So, I have gone through dozens of helping material,
But not, it would seem the actual official manuals? I don't understand why so many people are happy following advice from random strangers on the internet but ignore the official manuals.
it seems like
Postgres changes the way of working quite often.
AFAIK this auto-generated primary-key setup has been changed once. In over twenty years. If that rate of change is too much for you, then I strongly recommend you avoid anything to do with web programming or mobile apps.
What I am trying to
do is, set an existing column as IDENTITY so that it is unique primary
key and auto increments on its own. I have found 3 solutions all
around the web:
id integer NOT NULL PRIMARY KEY GENERATED ALWAYS AS IDENTITY
id serial NOT NULL PRIMARY KEY SERIAL
id bigint NOT NULL DEFAULT nextval(some_seq)
The third one seems a hard-coded solution and not very feasible if I
have, say, 500 tables, because I will need 500 sequence numbers
against each PK, so I can not do that.
It's exactly what the second solution does. I don't see why having 500 sequences is something you can't do. Assuming you've managed to get yourself into a position where you have 500 tables you didn't set up correctly in the first place.
My server is running PostgreSQL v9.6.9 on Linux Ubuntu Machine if that helps.
It does indeed.
Let's not go poking around at random nonsense on the internet, let's look at the actual postgresql.org manuals:
https://www.postgresql.org/docs/9.6/sql-createtable.html
No mention of IDENTITY there, is there? No wonder it is complaining about your syntax.
https://www.postgresql.org/docs/12/sql-createtable.html
It is in the current docs, because they added the feature back in version 10.
So - since you seem to have created 500 tables without thinking through your requirements, you are faced with the prospect of doing it yourself.
richardh=> CREATE TABLE t (id integer not null primary key, a text);
CREATE TABLE
richardh=> INSERT INTO t VALUES (1, 'aaa'), (2, 'bbb');
INSERT 0 2
richardh=> CREATE SEQUENCE t_id_seq;
CREATE SEQUENCE
richardh=> ALTER TABLE t ALTER COLUMN id SET DEFAULT nextval('t_id_seq');
ALTER TABLE
richardh=> SELECT setval('t_id_seq', max(id)) FROM t;
setval
--------
2
(1 row)
richardh=> INSERT INTO t VALUES (DEFAULT, 'ccc');
INSERT 0 1
richardh=> SELECT * FROM t ORDER BY id;
id | a
----+-----
1 | aaa
2 | bbb
3 | ccc
(3 rows)
There - not so terrible, was it?
Obviously you could script this with plpgsql and some EXECUTE commands, or perhaps create an external sql script with some regex grep+transform magic.
Note that the key limitation here is that the sequences are not directly attached to the tables. If you drop a table then the sequence will persist.
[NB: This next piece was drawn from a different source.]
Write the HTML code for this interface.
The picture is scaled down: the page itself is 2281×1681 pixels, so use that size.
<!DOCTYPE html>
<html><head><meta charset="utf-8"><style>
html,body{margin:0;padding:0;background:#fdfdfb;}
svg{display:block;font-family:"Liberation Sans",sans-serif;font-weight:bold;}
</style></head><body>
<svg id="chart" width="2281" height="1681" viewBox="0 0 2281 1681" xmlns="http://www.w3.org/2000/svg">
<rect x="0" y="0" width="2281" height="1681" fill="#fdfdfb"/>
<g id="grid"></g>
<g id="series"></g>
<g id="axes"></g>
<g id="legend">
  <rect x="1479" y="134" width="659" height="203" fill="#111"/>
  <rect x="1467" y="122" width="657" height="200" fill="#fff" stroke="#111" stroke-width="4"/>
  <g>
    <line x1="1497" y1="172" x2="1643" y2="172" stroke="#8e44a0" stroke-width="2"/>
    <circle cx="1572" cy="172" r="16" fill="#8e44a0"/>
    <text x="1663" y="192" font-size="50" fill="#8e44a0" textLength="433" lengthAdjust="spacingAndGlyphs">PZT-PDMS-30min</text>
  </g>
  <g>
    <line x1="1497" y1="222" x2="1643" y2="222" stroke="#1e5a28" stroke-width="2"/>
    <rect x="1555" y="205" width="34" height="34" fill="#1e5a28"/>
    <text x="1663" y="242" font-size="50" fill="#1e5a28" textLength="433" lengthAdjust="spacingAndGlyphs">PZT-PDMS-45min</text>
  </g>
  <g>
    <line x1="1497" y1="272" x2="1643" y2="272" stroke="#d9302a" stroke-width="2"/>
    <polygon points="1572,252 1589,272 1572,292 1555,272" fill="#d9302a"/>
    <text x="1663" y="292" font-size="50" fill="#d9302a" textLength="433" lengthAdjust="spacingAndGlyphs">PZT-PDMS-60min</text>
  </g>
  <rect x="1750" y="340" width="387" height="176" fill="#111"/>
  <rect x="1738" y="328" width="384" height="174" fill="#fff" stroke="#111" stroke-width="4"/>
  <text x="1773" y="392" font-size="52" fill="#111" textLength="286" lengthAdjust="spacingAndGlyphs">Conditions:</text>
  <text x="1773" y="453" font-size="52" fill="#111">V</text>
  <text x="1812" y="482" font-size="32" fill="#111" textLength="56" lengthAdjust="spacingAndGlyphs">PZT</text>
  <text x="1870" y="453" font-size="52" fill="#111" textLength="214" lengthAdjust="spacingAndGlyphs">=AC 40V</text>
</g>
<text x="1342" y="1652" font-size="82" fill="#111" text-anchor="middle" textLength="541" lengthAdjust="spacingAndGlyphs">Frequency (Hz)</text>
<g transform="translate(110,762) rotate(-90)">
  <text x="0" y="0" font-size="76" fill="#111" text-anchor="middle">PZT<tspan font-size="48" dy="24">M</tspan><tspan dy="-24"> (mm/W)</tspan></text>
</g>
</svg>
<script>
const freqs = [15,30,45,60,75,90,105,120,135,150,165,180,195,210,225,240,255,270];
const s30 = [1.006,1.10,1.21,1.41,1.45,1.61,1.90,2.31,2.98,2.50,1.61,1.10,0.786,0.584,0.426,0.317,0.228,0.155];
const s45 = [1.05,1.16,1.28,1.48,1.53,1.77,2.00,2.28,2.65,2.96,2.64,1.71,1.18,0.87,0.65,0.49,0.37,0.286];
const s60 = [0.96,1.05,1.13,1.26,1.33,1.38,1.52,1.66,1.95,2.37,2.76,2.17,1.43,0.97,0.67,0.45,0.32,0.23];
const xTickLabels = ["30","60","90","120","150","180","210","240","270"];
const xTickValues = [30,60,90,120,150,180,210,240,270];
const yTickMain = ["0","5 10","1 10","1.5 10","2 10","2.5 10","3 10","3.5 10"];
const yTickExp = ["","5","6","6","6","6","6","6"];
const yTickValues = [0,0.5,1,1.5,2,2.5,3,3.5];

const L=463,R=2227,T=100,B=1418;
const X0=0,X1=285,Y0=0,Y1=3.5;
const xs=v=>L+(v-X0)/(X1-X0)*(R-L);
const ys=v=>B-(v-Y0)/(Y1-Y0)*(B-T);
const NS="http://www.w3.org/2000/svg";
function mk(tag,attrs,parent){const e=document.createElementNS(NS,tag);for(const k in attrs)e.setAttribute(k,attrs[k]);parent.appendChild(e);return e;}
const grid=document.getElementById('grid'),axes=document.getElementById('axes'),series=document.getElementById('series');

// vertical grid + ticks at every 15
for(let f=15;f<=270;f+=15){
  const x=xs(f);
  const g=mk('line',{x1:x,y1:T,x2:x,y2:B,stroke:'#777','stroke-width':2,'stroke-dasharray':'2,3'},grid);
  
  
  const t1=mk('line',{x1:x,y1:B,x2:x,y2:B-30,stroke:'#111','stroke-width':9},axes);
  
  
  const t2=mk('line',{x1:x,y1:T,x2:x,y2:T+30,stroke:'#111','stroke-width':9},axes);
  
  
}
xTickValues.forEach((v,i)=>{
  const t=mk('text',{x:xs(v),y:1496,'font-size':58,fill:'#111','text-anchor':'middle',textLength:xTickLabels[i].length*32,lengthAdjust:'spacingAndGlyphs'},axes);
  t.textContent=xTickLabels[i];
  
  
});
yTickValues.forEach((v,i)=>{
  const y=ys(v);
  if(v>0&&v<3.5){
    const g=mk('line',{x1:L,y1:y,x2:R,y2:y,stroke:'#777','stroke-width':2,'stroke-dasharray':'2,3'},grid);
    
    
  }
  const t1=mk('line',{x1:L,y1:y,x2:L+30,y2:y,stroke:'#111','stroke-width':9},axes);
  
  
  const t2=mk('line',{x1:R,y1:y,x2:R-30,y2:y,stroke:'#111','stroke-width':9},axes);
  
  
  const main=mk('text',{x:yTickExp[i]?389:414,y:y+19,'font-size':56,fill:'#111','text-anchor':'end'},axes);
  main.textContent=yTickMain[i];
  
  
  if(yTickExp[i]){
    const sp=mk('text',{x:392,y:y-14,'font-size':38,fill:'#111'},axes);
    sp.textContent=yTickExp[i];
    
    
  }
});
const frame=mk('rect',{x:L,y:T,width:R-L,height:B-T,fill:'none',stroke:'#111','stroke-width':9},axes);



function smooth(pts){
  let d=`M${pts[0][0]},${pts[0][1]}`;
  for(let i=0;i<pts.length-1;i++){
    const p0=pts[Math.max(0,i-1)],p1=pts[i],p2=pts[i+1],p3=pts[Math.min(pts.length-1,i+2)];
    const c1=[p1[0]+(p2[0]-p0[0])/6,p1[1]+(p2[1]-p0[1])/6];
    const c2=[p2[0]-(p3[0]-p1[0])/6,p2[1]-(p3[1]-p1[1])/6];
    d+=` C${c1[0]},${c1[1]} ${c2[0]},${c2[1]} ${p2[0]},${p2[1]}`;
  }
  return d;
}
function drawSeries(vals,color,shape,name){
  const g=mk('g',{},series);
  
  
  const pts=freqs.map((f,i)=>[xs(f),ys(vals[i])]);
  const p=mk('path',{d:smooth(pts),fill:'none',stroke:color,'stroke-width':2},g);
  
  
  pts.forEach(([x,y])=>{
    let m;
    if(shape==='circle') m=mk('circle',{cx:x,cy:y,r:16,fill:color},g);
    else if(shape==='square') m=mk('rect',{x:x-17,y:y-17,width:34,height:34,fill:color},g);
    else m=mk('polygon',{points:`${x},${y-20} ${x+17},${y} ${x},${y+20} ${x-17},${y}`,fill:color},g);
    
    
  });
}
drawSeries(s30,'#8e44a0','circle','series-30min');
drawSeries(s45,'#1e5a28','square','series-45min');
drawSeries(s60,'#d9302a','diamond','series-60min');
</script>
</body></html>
A key advantage (which may not apply to your use case) is that you can share the sequence numbers between multiple tables (or indeed used directly by an application and not stored in a table at all).
Since you seem averse to change, I should point out that version 9.6 will be end-of-life within a couple of years (probably 2022/2023) and you may wish to consider moving to the current latest release (version 12 as of July 2020) for longer-term stability.